Second, there are not a lot of illustrations in the book, but the ones that are there are well done and add texture to the story. One of my favorite pictures is of Jasper falling asleep on picnic table in the park while his friend Ori, wearing a shirt reminiscent of Charlie Brown, looks on. I would like to have seen a few more illustrations, but that's a personal preference. The ones that are in the book are fun and capture well the tenor of the story.

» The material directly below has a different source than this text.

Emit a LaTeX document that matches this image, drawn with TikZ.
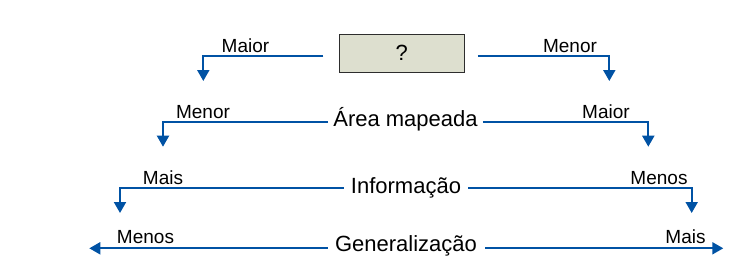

Third, I think the ending added a nice twist to a story that seemed to me lacked an overall plot. Essentially the story goes from scene to scene and works very hard to see how many 'bad' things Jasper can do after drinking the energy drink. There's no real rising action, no real climax, and the can of energy drink must be the biggest can of energy drink on earth. But the end of the story provided a fresh twist that I truly appreciated and, to be sure, brought the story together for me. I laughed out loud when I read it and, after I thought about it for several hours after finishing the book, it caused me to reassess the entire story. Really it was the ending that won it for me.

Overall, I like the story even if I have a few reservations about some of the things in the story. Those reservations might well be matters of personal preference and nothing more. This book is part of a collection of Jasper John Dooley stories–early chapter books for young readers. I am sure that young readers will be amused by the chapter dedicated to Jasper's underwear, to toilet foot, and to getting stuck in the wrong bathroom. I'm sure they will be amused by many things in the book. It's a good effort even with my exceptions noted in the above paragraphs. It's a fun story I think will be fully enjoyed if there is some parental or teacher guidance. The book is not just about making good choices or the sketchy things that happen when we make bad choices, but about learning to resist temptation. In this regard, it may be helpful for some adults too.